[REQUIREMENTS]: Give back the full listing verbatim, apart from its images.
-- start --
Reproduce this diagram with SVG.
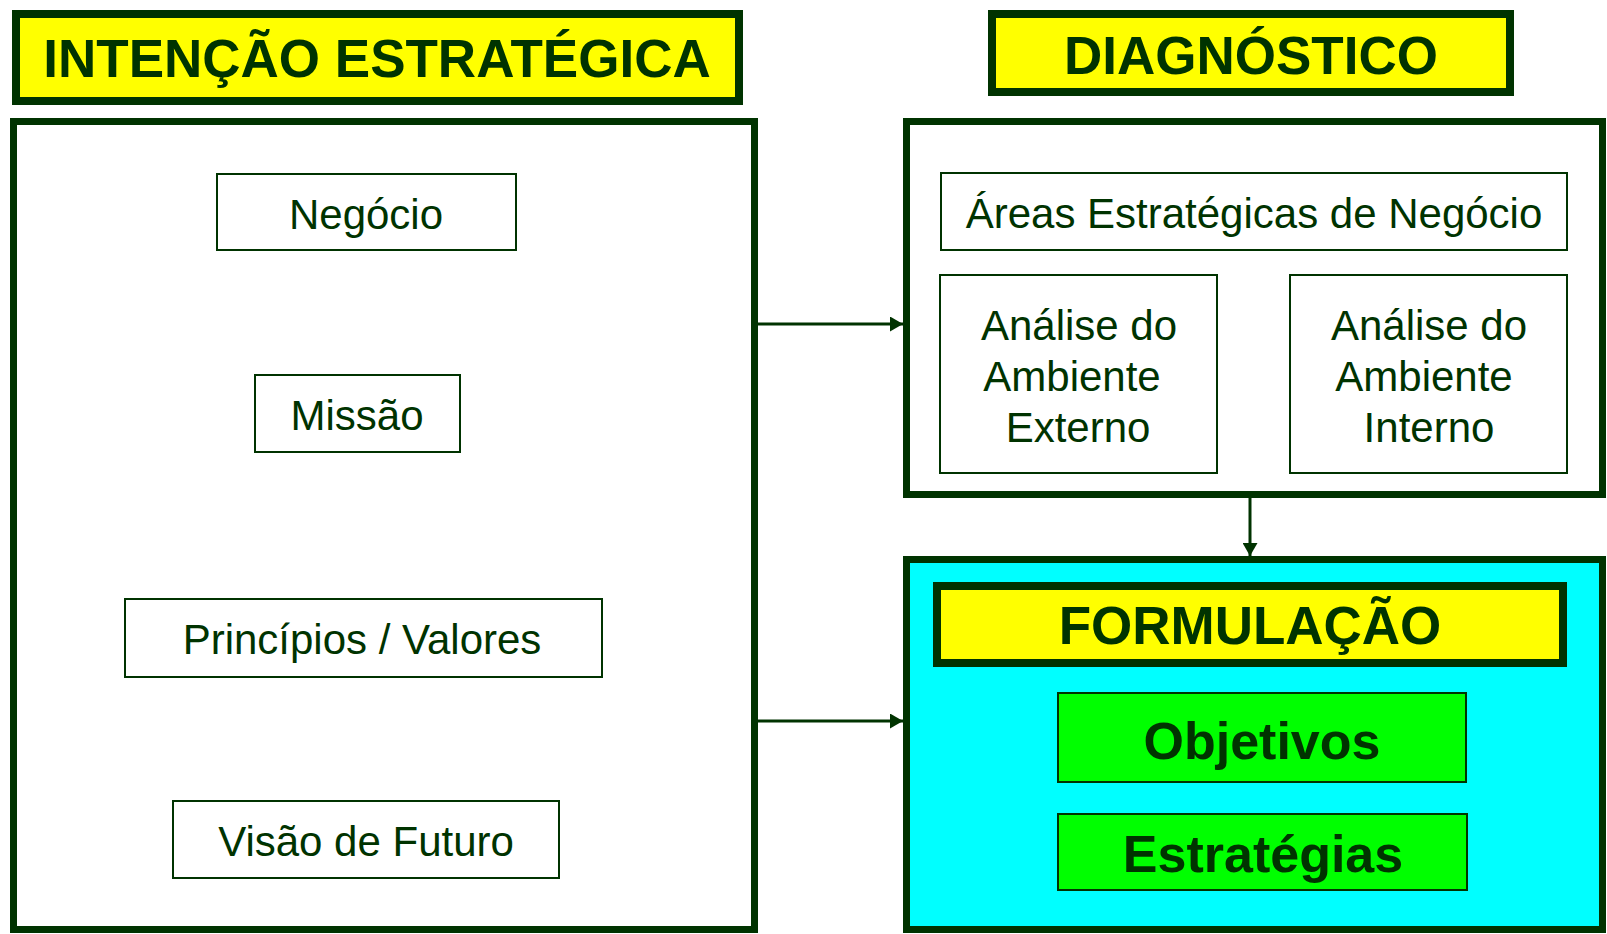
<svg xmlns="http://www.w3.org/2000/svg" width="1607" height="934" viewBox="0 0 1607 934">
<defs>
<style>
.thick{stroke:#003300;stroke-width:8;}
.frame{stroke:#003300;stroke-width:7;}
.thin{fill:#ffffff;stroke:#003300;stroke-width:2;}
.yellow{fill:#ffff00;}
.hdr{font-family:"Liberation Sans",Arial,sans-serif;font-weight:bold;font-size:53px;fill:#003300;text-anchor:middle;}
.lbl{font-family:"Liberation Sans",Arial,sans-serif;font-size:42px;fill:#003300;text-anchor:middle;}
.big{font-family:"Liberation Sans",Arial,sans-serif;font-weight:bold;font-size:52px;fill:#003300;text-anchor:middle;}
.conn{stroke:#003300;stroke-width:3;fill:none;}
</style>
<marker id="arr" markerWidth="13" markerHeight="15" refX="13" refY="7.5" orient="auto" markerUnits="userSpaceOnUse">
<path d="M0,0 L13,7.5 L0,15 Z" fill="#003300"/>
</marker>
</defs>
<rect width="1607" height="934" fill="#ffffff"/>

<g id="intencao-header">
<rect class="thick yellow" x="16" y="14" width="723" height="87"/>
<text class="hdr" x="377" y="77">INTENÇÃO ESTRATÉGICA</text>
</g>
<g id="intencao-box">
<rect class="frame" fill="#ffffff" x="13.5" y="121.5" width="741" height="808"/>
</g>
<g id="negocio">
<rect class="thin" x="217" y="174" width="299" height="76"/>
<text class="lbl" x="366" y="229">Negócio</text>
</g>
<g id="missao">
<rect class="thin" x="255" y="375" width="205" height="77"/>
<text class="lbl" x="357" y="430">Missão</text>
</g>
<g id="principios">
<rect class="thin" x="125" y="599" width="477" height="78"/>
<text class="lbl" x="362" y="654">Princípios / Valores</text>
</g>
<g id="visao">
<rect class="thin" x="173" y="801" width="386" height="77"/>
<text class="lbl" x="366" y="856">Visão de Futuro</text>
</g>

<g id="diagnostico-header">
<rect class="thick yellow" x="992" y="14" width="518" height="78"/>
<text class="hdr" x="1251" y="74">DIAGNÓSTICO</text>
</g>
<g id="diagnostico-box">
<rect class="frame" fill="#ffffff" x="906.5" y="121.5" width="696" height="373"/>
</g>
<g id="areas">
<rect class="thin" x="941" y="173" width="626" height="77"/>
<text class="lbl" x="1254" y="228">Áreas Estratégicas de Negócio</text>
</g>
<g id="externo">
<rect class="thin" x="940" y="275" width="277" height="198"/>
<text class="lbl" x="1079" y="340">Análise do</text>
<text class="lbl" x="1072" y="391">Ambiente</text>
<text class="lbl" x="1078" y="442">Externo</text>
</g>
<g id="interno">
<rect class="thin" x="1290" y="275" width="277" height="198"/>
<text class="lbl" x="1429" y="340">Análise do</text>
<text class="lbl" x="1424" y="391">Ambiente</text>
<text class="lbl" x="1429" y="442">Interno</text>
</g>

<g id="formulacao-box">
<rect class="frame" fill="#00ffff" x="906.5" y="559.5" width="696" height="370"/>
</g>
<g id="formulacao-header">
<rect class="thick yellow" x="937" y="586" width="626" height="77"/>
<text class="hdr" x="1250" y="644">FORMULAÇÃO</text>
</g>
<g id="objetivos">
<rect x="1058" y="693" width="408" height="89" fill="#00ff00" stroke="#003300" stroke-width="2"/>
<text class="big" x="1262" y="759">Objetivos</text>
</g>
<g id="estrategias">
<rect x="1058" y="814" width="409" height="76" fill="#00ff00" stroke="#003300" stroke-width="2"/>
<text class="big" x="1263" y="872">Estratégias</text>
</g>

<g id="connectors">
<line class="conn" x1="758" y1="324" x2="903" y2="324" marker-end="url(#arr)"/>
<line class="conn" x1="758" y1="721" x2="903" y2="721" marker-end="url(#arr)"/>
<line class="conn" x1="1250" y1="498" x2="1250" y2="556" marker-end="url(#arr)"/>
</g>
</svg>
-- end --
[REPLY]:
Reproduce this diagram with SVG.
<svg xmlns="http://www.w3.org/2000/svg" width="1607" height="934" viewBox="0 0 1607 934">
<defs>
<style>
.thick{stroke:#003300;stroke-width:8;}
.frame{stroke:#003300;stroke-width:7;}
.thin{fill:#ffffff;stroke:#003300;stroke-width:2;}
.yellow{fill:#ffff00;}
.hdr{font-family:"Liberation Sans",Arial,sans-serif;font-weight:bold;font-size:53px;fill:#003300;text-anchor:middle;}
.lbl{font-family:"Liberation Sans",Arial,sans-serif;font-size:42px;fill:#003300;text-anchor:middle;}
.big{font-family:"Liberation Sans",Arial,sans-serif;font-weight:bold;font-size:52px;fill:#003300;text-anchor:middle;}
.conn{stroke:#003300;stroke-width:3;fill:none;}
</style>
<marker id="arr" markerWidth="13" markerHeight="15" refX="13" refY="7.5" orient="auto" markerUnits="userSpaceOnUse">
<path d="M0,0 L13,7.5 L0,15 Z" fill="#003300"/>
</marker>
</defs>
<rect width="1607" height="934" fill="#ffffff"/>

<g id="intencao-header">
<rect class="thick yellow" x="16" y="14" width="723" height="87"/>
<text class="hdr" x="377" y="77">INTENÇÃO ESTRATÉGICA</text>
</g>
<g id="intencao-box">
<rect class="frame" fill="#ffffff" x="13.5" y="121.5" width="741" height="808"/>
</g>
<g id="negocio">
<rect class="thin" x="217" y="174" width="299" height="76"/>
<text class="lbl" x="366" y="229">Negócio</text>
</g>
<g id="missao">
<rect class="thin" x="255" y="375" width="205" height="77"/>
<text class="lbl" x="357" y="430">Missão</text>
</g>
<g id="principios">
<rect class="thin" x="125" y="599" width="477" height="78"/>
<text class="lbl" x="362" y="654">Princípios / Valores</text>
</g>
<g id="visao">
<rect class="thin" x="173" y="801" width="386" height="77"/>
<text class="lbl" x="366" y="856">Visão de Futuro</text>
</g>

<g id="diagnostico-header">
<rect class="thick yellow" x="992" y="14" width="518" height="78"/>
<text class="hdr" x="1251" y="74">DIAGNÓSTICO</text>
</g>
<g id="diagnostico-box">
<rect class="frame" fill="#ffffff" x="906.5" y="121.5" width="696" height="373"/>
</g>
<g id="areas">
<rect class="thin" x="941" y="173" width="626" height="77"/>
<text class="lbl" x="1254" y="228">Áreas Estratégicas de Negócio</text>
</g>
<g id="externo">
<rect class="thin" x="940" y="275" width="277" height="198"/>
<text class="lbl" x="1079" y="340">Análise do</text>
<text class="lbl" x="1072" y="391">Ambiente</text>
<text class="lbl" x="1078" y="442">Externo</text>
</g>
<g id="interno">
<rect class="thin" x="1290" y="275" width="277" height="198"/>
<text class="lbl" x="1429" y="340">Análise do</text>
<text class="lbl" x="1424" y="391">Ambiente</text>
<text class="lbl" x="1429" y="442">Interno</text>
</g>

<g id="formulacao-box">
<rect class="frame" fill="#00ffff" x="906.5" y="559.5" width="696" height="370"/>
</g>
<g id="formulacao-header">
<rect class="thick yellow" x="937" y="586" width="626" height="77"/>
<text class="hdr" x="1250" y="644">FORMULAÇÃO</text>
</g>
<g id="objetivos">
<rect x="1058" y="693" width="408" height="89" fill="#00ff00" stroke="#003300" stroke-width="2"/>
<text class="big" x="1262" y="759">Objetivos</text>
</g>
<g id="estrategias">
<rect x="1058" y="814" width="409" height="76" fill="#00ff00" stroke="#003300" stroke-width="2"/>
<text class="big" x="1263" y="872">Estratégias</text>
</g>

<g id="connectors">
<line class="conn" x1="758" y1="324" x2="903" y2="324" marker-end="url(#arr)"/>
<line class="conn" x1="758" y1="721" x2="903" y2="721" marker-end="url(#arr)"/>
<line class="conn" x1="1250" y1="498" x2="1250" y2="556" marker-end="url(#arr)"/>
</g>
</svg>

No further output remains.